• Exercise objective:
Quote the data below in full, minus the images.

================================

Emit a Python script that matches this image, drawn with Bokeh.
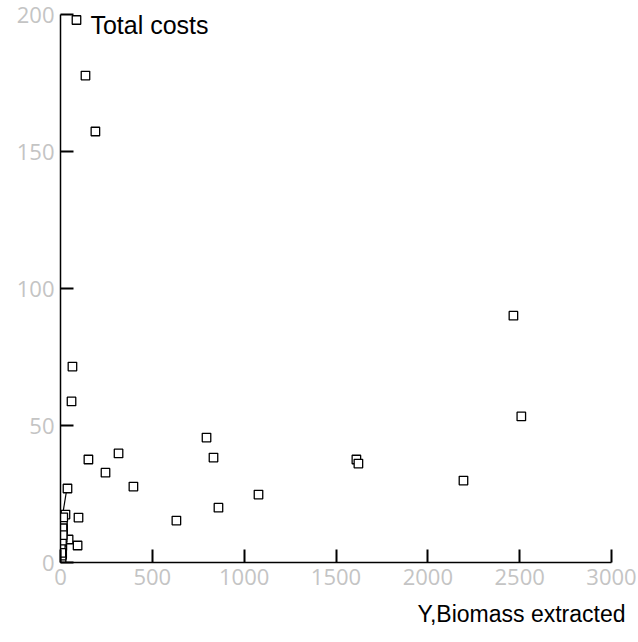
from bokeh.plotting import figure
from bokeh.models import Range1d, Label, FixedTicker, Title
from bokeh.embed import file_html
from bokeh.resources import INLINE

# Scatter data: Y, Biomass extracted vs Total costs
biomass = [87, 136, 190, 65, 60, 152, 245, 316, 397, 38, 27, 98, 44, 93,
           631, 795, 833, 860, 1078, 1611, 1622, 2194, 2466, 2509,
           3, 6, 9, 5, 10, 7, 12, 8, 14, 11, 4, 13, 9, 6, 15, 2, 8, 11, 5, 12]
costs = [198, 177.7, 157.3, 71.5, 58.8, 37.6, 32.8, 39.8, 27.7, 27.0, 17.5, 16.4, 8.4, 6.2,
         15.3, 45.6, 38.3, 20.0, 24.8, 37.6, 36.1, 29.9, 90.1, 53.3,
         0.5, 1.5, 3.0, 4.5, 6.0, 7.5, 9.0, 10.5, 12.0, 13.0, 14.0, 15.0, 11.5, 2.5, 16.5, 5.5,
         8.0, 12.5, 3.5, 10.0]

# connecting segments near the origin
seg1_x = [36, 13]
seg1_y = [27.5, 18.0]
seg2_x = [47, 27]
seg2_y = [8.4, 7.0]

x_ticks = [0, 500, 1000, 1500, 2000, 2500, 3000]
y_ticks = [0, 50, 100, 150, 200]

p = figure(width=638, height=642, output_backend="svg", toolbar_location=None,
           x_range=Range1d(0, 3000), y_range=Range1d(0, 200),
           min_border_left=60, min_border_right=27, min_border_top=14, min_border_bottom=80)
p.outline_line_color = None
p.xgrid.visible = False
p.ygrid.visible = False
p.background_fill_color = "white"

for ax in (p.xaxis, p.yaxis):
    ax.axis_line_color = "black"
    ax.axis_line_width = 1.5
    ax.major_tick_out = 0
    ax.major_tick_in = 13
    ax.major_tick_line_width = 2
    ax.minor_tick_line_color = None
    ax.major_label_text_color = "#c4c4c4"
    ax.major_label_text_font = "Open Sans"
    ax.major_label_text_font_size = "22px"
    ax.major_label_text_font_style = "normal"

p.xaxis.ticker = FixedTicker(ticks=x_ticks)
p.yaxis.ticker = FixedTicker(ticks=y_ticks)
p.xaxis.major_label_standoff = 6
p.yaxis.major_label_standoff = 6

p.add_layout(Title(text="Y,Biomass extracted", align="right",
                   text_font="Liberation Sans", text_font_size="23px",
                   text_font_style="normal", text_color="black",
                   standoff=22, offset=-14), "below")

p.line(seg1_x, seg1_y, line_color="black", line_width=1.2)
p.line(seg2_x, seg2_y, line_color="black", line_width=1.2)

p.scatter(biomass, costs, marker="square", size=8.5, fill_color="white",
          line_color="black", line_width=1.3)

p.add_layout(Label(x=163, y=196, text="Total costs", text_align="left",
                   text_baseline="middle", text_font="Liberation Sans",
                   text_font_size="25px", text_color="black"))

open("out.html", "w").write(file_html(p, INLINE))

================================

• Solution:
Emit a Python script that matches this image, drawn with Bokeh.
from bokeh.plotting import figure
from bokeh.models import Range1d, Label, FixedTicker, Title
from bokeh.embed import file_html
from bokeh.resources import INLINE

# Scatter data: Y, Biomass extracted vs Total costs
biomass = [87, 136, 190, 65, 60, 152, 245, 316, 397, 38, 27, 98, 44, 93,
           631, 795, 833, 860, 1078, 1611, 1622, 2194, 2466, 2509,
           3, 6, 9, 5, 10, 7, 12, 8, 14, 11, 4, 13, 9, 6, 15, 2, 8, 11, 5, 12]
costs = [198, 177.7, 157.3, 71.5, 58.8, 37.6, 32.8, 39.8, 27.7, 27.0, 17.5, 16.4, 8.4, 6.2,
         15.3, 45.6, 38.3, 20.0, 24.8, 37.6, 36.1, 29.9, 90.1, 53.3,
         0.5, 1.5, 3.0, 4.5, 6.0, 7.5, 9.0, 10.5, 12.0, 13.0, 14.0, 15.0, 11.5, 2.5, 16.5, 5.5,
         8.0, 12.5, 3.5, 10.0]

# connecting segments near the origin
seg1_x = [36, 13]
seg1_y = [27.5, 18.0]
seg2_x = [47, 27]
seg2_y = [8.4, 7.0]

x_ticks = [0, 500, 1000, 1500, 2000, 2500, 3000]
y_ticks = [0, 50, 100, 150, 200]

p = figure(width=638, height=642, output_backend="svg", toolbar_location=None,
           x_range=Range1d(0, 3000), y_range=Range1d(0, 200),
           min_border_left=60, min_border_right=27, min_border_top=14, min_border_bottom=80)
p.outline_line_color = None
p.xgrid.visible = False
p.ygrid.visible = False
p.background_fill_color = "white"

for ax in (p.xaxis, p.yaxis):
    ax.axis_line_color = "black"
    ax.axis_line_width = 1.5
    ax.major_tick_out = 0
    ax.major_tick_in = 13
    ax.major_tick_line_width = 2
    ax.minor_tick_line_color = None
    ax.major_label_text_color = "#c4c4c4"
    ax.major_label_text_font = "Open Sans"
    ax.major_label_text_font_size = "22px"
    ax.major_label_text_font_style = "normal"

p.xaxis.ticker = FixedTicker(ticks=x_ticks)
p.yaxis.ticker = FixedTicker(ticks=y_ticks)
p.xaxis.major_label_standoff = 6
p.yaxis.major_label_standoff = 6

p.add_layout(Title(text="Y,Biomass extracted", align="right",
                   text_font="Liberation Sans", text_font_size="23px",
                   text_font_style="normal", text_color="black",
                   standoff=22, offset=-14), "below")

p.line(seg1_x, seg1_y, line_color="black", line_width=1.2)
p.line(seg2_x, seg2_y, line_color="black", line_width=1.2)

p.scatter(biomass, costs, marker="square", size=8.5, fill_color="white",
          line_color="black", line_width=1.3)

p.add_layout(Label(x=163, y=196, text="Total costs", text_align="left",
                   text_baseline="middle", text_font="Liberation Sans",
                   text_font_size="25px", text_color="black"))

open("out.html", "w").write(file_html(p, INLINE))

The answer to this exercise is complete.